Pour éviter qu’un tel scénario ne se reproduise, le nouveau chef de gouvernement, Saâd-Eddine El Othmani, a annoncé, au lendemain de la fin des négociations pour la formation du gouvernement, la création d’une commission dédiée à la préparation du programme gouvernemental, synonyme de feuille de route pour le nouvel Exécutif. Malgré la création de cette commission, des conflits entre les parties prenantes à l’élaboration de ce programme persistent. En effet, chaque parti politique de la majorité veut faire appliquer sa propre vision, ce qui crée des dissonances que le chef de gouvernement a à gérer avec tact et habilité. C’est d’ailleurs cette divergence d’opinions qui a fait que l’ancien chef de gouvernement, Abdelilah Benkirane, se retrouve, en 2013, lâché par son principal allié politique et membre du gouvernement Benkirane I, le Parti de l’Istiqlal. A l’époque, l’Exécutif n’était formé que de 4 partis politiques, en plus du PJD. Aujourd’hui, que dire d’un gouvernement de cinq partis politiques, outre le parti du chef de gouvernement? Décidément, la mission d’El Othmani ne sera vraiment pas de tout repos et il le sait pertinemment.
Gouvernement ingérable?
Le 25 mars 2017, Saâd-Eddine El Othmani a annoncé la structure de sa majorité lors d’une conférence de presse tenue au siège du parti à Rabat. Ainsi, l’Exécutif comprend outre le Parti de la Justice et du Développement (PJD), le Rassemblement national des indépendants (RNI), l’Union Constitutionnelle (UC), le Mouvement Populaire (MP), l’Union Socialiste des Forces Populaires (USFP) et le Parti du Progrès et du Socialisme (PPS). De l’avis des spécialistes en questions politiques, El Othmani devra faire preuve de beaucoup de tact en traitant avec les cinq partis politiques formant avec le PJD le gouvernement. Les mêmes sources ajoutent que son prédécesseur, Abdelilah Benkirane, n’avait que 3 formations politiques à gérer en plus de la sienne. Et pourtant, soulignent-ils, il avait beaucoup de difficultés à convaincre ses partenaires politiques de ce qu’il n’avait cessé de qualifier de «bien-fondé des réformes douloureuses et impopulaires», depuis sa prise de fonction en 2012.

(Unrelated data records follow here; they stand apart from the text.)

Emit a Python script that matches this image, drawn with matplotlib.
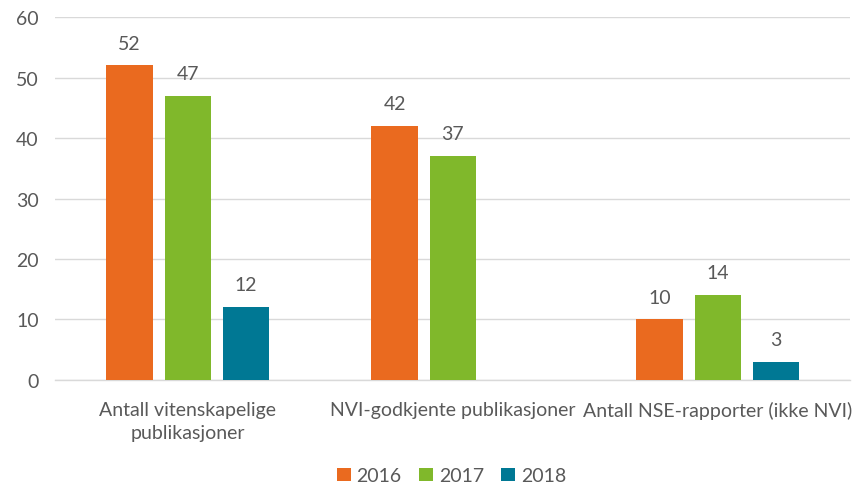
import numpy as np
import matplotlib.pyplot as plt

# Kategorier og verdier
kategorier = ["Antall vitenskapelige\npublikasjoner",
              "NVI-godkjente publikasjoner",
              "Antall NSE-rapporter (ikke NVI)"]
aar = ["2016", "2017", "2018"]
v2016 = [52, 42, 10]
v2017 = [47, 37, 14]
v2018 = [12, None, 3]   # ingen verdi for NVI-godkjente i 2018

farger = ["#EA6A1F", "#80B82B", "#007894"]
tekst = "#595959"

plt.rcParams['font.family'] = ['Lato', 'DejaVu Sans']

fig = plt.figure(figsize=(8.52, 4.89), dpi=100)
ax = fig.add_axes([0.065, 0.221, 0.933, 0.742])

x = np.arange(len(kategorier))
bredde = 0.175
avstand = 0.22

serier = [v2016, v2017, v2018]
for j, (verdier, farge, navn) in enumerate(zip(serier, farger, aar)):
    xs = [xi + (j - 1) * avstand for xi, v in zip(x, verdier) if v is not None]
    ys = [v for v in verdier if v is not None]
    bars = ax.bar(xs, ys, width=bredde, color=farge, label=navn, zorder=3)
    for b, v in zip(bars, ys):
        ax.text(b.get_x() + b.get_width() / 2, v + 2.3, str(v),
                ha='center', va='bottom', fontsize=14, color=tekst)

ax.set_xlim(-0.5, 2.5)
ax.set_ylim(0, 60)
ax.set_yticks(range(0, 61, 10))
ax.set_xticks(x)
ax.set_xticklabels(kategorier, fontsize=14, color=tekst, linespacing=1.45)
ax.tick_params(axis='y', labelsize=14, labelcolor=tekst, length=0, pad=12)
ax.tick_params(axis='x', length=0, pad=15)

ax.grid(axis='y', color='#D9D9D9', linewidth=1, zorder=0)
for s in ['top', 'right', 'left']:
    ax.spines[s].set_visible(False)
ax.spines['bottom'].set_color('#D9D9D9')
ax.spines['bottom'].set_linewidth(1)

leg = fig.legend(loc='lower center', bbox_to_anchor=(0.53, -0.028), ncol=3,
                 frameon=False, fontsize=14, handlelength=0.7, handleheight=0.7,
                 handletextpad=0.3, columnspacing=0.9)
for t in leg.get_texts():
    t.set_color(tekst)

fig.savefig("out.png", dpi=100)
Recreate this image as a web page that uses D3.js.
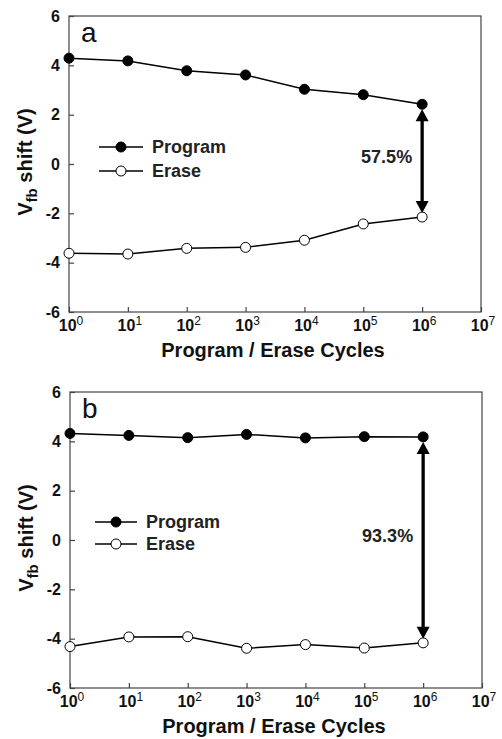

Les discordances au sein du PJD
Ce qui n’arrange pas les choses et rend encore plus difficile la mission du nouveau chef de gouvernement, c’est le mouvement de protestation qui a éclaté à l’intérieur du PJD. Parmi les voix qui sont montées au créneau, pour exprimer leur désolidarisation avec El Othmani, figurent Abdelali Hamiddine et Amina Maelainine. Ces deux membres du Conseil national du parti islamiste ont publié, pas plus tard que le mardi 4 avril 2017, des commentaires acerbes sur les réseaux sociaux. Selon Maelainine, la composition du gouvernement d’El Othmani et la distribution des portefeuilles ministériels ont été «dictées par des personnes influentes au sein de l’Etat». Hamiddine estime, lui, qu’il est nécessaire de garder une grande distance avec ce nouveau gouvernement qui, selon lui, ne traduit pas les résultats du 7 octobre 2016, ni la volonté des électeurs.
Dans un pays de libre expression, chacun exprime son opinion, laquelle doit être argumentée. Le gouvernement d’El Othmani a été dénié par certains avant même sa naissance. D’autres estiment que l’Exécutif, sous la direction de Saâd-Eddine El Othmani, aura du pain sur la planche et devra prendre à bras le corps plusieurs chantiers économiques importants, tant au niveau national qu’à celui international. Traditionnellement, dans les pays démocratiques, les gouvernements disposent d’un délai de grâce de 100 jours, avant d’être taxés de sérieux ou pas. Attendons donc voir…
Mohcine Lourhzal
Vers la tenue d’une session extraordinaire du CN du PJD Plusieurs membres du PJD ont demandé la tenue d’une session extraordinaire du Conseil national du parti. Ils estiment que Saâd-Eddine El Othmani, en sa qualité de nouveau chef de gouvernement, a fait trop de concessions et qu’il n’a pas informé le Secrétariat général du parti de toutes les étapes qui ont précédé la formation de la majorité.